Mainline markers: How churches identify themselves

March 10, 2009

When delegates want to speak at a gathering of my denomination, it’s customary for them to stand up and give their name, next give the name of their church, and then say whatever it is they got up to say.

At one of these meetings, delegates began to vie with one another in prefacing the name of their church with various slogans that indicated positions taken or programs organized on one social issue or another. A delegate might preface the name of the church with as many as five or six modifiers or identifiers, including, for example, “multicultural/ multiracial,” “accessible-to-all” or “creation-care.” Being able to get it all in without pausing to take a breath was rewarded with an outburst of laughter and applause from the delegates.

Each of the slogans summarizes a position on a social or political issue. “Multicultural/multiracial” addresses racial prejudice and multiculturalism; “accessible-to-all,” disability concerns; “creation-care,” the environment; “open and affirming,” sexual orientation; “just- peace,” war and peace; and “safe-space,” harassment and abuse. Though I am in sympathy with the positions suggested by the slogans, something about the giddy exercise at the meeting and the mounting list of slogans left me uneasy.
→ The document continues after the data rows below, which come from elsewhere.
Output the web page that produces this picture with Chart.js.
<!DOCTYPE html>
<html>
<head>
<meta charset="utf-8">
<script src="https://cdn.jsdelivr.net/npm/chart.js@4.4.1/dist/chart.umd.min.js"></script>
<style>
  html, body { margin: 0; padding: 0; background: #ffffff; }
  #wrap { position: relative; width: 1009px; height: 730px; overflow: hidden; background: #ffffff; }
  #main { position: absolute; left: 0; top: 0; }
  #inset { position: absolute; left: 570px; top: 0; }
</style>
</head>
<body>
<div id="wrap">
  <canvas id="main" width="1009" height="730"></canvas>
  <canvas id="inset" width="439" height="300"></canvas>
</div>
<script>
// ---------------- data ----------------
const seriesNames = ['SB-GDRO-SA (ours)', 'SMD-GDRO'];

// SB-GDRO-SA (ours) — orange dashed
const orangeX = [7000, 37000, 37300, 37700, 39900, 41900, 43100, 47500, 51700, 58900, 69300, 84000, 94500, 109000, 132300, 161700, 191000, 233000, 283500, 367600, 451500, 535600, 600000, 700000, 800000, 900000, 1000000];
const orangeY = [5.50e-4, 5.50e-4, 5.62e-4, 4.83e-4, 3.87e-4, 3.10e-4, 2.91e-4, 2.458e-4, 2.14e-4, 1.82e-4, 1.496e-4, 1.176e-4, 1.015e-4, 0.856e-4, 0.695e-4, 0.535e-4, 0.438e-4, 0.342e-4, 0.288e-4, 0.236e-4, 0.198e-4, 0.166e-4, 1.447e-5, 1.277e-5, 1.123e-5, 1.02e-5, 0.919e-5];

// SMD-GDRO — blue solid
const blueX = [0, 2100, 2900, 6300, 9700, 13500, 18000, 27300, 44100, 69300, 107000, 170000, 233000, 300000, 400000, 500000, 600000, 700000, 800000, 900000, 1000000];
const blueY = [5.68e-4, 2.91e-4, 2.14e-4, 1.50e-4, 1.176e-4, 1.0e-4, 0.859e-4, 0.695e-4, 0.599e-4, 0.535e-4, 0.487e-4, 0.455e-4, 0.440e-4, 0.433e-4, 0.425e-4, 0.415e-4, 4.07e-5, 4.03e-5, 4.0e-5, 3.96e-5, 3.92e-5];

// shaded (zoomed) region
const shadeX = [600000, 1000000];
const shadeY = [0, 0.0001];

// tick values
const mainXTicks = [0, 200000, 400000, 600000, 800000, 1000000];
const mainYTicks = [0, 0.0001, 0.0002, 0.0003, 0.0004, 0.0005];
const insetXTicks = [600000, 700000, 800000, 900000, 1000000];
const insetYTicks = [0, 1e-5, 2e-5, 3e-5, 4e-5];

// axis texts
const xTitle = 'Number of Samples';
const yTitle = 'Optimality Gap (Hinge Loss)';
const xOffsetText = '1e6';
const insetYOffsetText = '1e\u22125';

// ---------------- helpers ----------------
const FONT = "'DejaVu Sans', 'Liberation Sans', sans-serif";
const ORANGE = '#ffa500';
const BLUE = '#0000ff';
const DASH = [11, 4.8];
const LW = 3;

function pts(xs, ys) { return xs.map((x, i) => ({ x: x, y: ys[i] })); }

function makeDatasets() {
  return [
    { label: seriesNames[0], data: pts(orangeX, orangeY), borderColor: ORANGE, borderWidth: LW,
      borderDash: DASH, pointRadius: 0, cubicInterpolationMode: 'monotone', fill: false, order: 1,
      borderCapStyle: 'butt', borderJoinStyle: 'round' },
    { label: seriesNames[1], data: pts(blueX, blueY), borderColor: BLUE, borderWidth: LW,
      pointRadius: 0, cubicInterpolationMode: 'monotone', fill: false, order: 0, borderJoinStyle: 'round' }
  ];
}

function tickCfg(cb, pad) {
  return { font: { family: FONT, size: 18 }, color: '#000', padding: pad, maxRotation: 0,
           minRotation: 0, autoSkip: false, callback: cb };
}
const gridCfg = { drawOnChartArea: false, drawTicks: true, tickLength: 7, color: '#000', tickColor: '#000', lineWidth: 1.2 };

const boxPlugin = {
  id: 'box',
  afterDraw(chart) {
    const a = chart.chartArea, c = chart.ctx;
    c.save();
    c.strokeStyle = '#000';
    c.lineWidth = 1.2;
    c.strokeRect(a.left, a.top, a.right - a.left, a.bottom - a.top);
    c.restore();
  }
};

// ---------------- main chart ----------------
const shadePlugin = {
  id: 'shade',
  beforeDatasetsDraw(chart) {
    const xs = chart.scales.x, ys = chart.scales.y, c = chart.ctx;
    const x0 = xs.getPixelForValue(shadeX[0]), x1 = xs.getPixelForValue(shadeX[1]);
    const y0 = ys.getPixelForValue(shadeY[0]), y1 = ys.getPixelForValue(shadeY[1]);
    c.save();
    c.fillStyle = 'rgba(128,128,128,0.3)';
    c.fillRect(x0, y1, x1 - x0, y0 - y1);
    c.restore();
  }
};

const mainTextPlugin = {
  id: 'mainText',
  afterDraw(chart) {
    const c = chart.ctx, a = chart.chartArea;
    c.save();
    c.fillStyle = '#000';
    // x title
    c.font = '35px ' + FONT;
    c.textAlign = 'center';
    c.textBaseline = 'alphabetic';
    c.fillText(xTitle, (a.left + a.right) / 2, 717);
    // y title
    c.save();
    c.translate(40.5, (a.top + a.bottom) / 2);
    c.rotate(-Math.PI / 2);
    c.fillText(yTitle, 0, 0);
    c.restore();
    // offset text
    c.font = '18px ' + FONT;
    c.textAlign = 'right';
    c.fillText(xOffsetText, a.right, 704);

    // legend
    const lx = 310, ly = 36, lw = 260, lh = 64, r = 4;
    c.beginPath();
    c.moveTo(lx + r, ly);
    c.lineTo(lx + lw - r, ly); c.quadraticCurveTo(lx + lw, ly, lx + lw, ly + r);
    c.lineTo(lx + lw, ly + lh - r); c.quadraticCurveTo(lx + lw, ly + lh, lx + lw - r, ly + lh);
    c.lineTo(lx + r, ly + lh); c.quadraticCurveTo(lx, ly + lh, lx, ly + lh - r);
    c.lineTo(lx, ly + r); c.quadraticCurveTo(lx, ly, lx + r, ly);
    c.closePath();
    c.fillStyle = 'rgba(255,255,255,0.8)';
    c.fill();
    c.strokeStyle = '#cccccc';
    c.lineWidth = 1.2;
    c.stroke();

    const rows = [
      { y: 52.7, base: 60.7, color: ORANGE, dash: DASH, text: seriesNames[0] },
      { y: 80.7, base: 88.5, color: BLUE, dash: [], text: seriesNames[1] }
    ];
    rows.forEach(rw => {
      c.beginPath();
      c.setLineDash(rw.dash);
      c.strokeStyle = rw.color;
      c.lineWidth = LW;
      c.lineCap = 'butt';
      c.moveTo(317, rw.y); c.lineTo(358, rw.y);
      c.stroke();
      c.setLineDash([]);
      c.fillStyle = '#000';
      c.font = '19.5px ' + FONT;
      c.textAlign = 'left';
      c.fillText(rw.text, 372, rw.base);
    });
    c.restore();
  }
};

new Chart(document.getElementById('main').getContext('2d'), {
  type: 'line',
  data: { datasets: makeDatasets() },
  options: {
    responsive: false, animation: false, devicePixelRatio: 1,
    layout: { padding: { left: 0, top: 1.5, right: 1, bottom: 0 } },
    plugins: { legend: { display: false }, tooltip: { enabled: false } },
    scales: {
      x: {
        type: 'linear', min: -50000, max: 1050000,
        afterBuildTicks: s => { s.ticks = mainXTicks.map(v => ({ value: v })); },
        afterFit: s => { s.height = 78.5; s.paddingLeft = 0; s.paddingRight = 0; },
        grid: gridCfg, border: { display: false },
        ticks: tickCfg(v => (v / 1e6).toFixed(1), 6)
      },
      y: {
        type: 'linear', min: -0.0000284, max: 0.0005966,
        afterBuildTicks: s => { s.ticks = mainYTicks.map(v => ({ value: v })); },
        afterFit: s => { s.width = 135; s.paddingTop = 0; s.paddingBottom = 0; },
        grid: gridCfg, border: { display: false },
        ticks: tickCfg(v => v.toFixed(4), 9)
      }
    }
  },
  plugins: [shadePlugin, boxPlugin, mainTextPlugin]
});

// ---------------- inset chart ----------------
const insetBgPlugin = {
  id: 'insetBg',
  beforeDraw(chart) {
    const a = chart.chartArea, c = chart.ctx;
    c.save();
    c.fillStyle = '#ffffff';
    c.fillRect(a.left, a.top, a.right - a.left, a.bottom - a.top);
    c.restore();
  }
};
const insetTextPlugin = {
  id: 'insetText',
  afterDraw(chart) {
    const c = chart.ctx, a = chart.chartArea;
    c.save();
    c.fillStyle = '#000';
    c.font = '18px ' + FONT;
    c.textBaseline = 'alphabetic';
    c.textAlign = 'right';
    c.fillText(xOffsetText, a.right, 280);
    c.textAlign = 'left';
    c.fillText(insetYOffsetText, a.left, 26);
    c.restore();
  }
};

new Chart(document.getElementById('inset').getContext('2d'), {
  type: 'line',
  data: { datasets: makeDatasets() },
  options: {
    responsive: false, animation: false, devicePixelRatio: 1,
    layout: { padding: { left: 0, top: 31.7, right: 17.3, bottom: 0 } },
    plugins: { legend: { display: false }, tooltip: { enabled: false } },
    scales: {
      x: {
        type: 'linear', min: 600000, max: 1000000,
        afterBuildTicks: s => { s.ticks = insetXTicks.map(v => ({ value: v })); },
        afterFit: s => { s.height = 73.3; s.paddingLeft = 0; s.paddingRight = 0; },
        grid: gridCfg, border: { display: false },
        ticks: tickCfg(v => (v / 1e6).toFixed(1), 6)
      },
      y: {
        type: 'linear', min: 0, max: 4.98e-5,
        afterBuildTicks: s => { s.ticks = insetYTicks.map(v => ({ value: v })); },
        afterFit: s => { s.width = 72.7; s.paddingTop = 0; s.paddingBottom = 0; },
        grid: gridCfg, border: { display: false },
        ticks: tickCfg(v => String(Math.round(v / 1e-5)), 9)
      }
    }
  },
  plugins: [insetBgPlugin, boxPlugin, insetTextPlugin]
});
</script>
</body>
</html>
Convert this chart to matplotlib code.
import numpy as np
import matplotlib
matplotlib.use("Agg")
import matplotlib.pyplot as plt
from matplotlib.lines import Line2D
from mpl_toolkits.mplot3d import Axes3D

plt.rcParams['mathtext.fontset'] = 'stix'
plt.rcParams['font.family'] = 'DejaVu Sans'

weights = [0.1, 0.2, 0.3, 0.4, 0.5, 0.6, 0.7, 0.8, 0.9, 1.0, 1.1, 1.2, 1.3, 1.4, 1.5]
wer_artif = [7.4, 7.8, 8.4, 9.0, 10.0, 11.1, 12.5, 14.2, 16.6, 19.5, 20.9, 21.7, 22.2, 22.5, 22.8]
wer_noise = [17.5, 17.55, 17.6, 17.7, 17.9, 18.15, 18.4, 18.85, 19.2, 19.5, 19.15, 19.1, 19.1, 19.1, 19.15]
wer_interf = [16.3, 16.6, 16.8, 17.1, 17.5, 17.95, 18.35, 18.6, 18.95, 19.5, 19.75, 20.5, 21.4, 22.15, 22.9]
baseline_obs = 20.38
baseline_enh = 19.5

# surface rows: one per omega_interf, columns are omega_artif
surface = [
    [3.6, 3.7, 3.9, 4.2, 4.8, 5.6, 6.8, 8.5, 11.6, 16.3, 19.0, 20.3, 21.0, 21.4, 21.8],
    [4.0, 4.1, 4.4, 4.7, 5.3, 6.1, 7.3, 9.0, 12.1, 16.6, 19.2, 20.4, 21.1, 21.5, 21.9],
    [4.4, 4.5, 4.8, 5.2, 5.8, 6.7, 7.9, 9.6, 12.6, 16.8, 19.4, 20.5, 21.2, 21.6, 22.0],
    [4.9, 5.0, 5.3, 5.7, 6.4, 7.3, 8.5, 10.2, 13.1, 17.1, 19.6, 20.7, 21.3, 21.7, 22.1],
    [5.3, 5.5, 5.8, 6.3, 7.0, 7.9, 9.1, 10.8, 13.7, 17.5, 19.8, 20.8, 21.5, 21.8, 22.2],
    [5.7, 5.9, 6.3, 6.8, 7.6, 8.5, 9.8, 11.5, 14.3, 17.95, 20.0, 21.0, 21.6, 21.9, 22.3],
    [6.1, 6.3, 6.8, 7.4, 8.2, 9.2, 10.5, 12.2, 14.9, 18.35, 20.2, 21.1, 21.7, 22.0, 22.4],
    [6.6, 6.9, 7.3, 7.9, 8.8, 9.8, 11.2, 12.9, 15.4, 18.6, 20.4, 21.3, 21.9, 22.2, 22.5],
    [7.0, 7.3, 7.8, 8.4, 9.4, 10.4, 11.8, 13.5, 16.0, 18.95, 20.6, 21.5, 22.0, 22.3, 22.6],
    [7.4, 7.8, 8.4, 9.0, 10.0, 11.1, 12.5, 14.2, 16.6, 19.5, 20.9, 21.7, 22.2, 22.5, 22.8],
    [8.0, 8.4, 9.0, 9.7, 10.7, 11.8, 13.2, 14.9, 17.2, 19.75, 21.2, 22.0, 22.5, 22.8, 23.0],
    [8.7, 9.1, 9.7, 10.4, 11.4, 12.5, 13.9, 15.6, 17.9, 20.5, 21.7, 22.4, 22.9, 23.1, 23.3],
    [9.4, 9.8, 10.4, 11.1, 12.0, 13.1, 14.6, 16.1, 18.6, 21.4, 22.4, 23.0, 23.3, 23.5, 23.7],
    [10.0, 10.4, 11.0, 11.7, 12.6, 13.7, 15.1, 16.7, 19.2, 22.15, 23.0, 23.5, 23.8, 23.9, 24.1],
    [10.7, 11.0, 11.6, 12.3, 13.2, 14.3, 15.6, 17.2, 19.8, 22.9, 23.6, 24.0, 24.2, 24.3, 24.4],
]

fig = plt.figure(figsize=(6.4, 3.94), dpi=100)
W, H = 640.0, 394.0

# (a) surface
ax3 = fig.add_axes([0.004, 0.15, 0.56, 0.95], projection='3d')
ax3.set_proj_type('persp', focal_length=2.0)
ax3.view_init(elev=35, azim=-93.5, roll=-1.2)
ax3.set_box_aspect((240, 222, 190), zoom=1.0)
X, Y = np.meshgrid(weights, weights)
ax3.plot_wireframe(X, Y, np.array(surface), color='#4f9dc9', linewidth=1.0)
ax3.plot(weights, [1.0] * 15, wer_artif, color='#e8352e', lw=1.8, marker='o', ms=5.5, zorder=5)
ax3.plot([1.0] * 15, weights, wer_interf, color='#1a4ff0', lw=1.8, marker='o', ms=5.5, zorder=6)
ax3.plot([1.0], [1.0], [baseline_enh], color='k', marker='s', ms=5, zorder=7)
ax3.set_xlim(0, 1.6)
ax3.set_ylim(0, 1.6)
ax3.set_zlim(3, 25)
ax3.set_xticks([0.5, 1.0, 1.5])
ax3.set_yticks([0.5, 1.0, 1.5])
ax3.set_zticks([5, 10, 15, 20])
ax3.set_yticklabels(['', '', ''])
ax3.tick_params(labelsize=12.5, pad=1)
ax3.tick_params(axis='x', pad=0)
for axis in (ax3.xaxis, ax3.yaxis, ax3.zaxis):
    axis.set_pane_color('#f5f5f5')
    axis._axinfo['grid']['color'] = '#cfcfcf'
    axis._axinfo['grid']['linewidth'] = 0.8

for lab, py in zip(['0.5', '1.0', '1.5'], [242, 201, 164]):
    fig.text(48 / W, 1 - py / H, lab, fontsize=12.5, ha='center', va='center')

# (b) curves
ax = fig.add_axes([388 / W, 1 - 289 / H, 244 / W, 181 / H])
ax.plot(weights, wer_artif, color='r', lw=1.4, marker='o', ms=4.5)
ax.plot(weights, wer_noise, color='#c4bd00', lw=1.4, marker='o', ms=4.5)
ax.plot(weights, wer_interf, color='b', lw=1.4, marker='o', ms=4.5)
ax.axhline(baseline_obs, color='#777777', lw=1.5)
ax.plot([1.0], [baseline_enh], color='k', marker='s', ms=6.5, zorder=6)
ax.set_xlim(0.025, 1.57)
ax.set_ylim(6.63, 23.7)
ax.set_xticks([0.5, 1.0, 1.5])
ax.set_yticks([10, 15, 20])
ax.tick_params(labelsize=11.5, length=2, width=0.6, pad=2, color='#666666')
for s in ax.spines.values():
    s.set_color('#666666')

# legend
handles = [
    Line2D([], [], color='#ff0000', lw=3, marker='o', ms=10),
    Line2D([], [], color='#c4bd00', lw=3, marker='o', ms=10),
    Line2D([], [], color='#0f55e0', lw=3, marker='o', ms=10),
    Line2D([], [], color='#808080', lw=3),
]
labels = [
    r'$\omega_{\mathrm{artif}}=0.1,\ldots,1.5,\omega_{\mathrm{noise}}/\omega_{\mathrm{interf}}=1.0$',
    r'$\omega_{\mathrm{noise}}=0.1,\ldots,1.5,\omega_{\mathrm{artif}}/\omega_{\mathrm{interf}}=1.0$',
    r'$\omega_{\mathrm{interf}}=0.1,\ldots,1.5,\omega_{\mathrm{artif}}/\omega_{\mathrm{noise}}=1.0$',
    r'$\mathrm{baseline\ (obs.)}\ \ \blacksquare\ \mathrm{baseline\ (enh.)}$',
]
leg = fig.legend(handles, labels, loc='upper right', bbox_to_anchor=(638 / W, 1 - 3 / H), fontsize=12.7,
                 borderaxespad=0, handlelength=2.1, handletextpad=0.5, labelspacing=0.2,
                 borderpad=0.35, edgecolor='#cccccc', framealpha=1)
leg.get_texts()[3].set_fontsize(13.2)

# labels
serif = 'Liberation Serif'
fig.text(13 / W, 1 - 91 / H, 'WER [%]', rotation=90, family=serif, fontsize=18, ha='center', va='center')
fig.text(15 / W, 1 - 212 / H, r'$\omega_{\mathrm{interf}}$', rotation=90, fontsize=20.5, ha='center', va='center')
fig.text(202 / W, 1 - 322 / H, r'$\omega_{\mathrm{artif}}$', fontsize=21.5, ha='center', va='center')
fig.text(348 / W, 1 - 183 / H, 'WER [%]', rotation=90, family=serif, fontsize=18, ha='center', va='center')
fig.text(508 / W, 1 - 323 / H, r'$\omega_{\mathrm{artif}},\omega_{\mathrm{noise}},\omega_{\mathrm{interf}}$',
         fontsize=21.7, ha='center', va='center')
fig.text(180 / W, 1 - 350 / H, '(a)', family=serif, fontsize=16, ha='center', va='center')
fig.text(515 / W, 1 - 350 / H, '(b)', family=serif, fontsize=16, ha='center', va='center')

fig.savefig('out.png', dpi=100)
Among at least some mainline Protestants, use of these adjectives and identity markers is increasing. At least in part, such usage is an attempt to respond to the perceived dominance and threat of the Christian right and to dissociate our churches from it. The slogans are also a marketing device, an attempt to communicate the identity and commitments of a particular congregation in a time when denominational names no longer seem adequate or helpful.

The exercise strikes me as problematic on two levels. On one level, the up-front bullet points may loom as a barrier to someone looking for a congregation. Instead of a welcome, a menu of slogans may be confusing and discouraging; the message is that if you do not share the stated positions, you really aren’t welcome.

I understand that clearly stated positions on these issues are important to many committed Christians and denominational insiders. But while some congregations and denominations seem to believe that the most important thing to say about themselves is where they stand on such issues as sexual orientation, accessibility, the environment, war and peace, gender rights and equality, few outsiders have these matters at the top of their checklist when they seek a church. Instead, they are likely to be experiencing a change or crisis in their lives. Maybe they’ve just had a baby or have moved from a different town. They’ve lost a job or begun a marriage. They’ve bumped up against an addiction or have found that their own internal resources aren’t sufficient for the stress and strain of life or work. Thus the act of pressing social issues and positions on outsiders as a calling card may be counterproductive.

A second observation is that a great deal of what we talk about in mainline Protestant congregations these days focuses on us. These strings of slogans and positions are mostly about us—our positions, our values, our commitments and our hoped-for behaviors. As Fleming Rutledge observes, “We have forgotten how to be theo-logical. We have not even noticed that our sermons are anthropo-logical.” Rutledge likes to ask her students to pay attention to the subject of their verbs, noting that the subject is often ourselves, our human actions or inactions, our behaviors. How often, she asks, is God the subject of our verbs?

Not long ago I worshiped at an “emerging” church in Seattle (its description). The service began with 15 to 20 minutes of praise music. I was pleased that several of the hymns were traditional favorites set to new music and that most of the music put the focus on God and not us.

The preacher’s sermon, “Who Did Christ Die For?” was about God’s nature and God’s purposes. He drew on scripture, particularly Pauline passages, as well as theologians both ancient and modern, and he went on for nearly an hour. Around me 20- and 30-somethings were taking notes. I walked away wondering two things: whether I could manage a one-hour sermon about God (and not us), and whether my congregation would sit still for such a sermon.

Social-issue positions have an important place in Christian life and discipleship. But first place? Shouldn’t our ethics be, as Calvin maintained, a response to who God is, what God has done and what God is doing? To Christ crucified and Christ raised from the dead?

“We have been led into preaching a Jesus kerygma instead of a Christ kerygma,” says Rutledge. In the Jesus kerygma, Jesus is presented as a guide, a figure to emulate, someone who invites us on a spiritual journey or someone who can teach us lessons. For the most part, the Jesus kerygma is about us, our behaviors and experience.

In contrast, the Christ kerygma is about who God is and what God has done in Christ crucified, risen and ruling. To put it another way, what’s missing in our preaching and in our approach to outsiders is God. Our habit of slipping into slogans and positions suggests a failure of theological nerve. What people are looking for is not more about us, but more about God.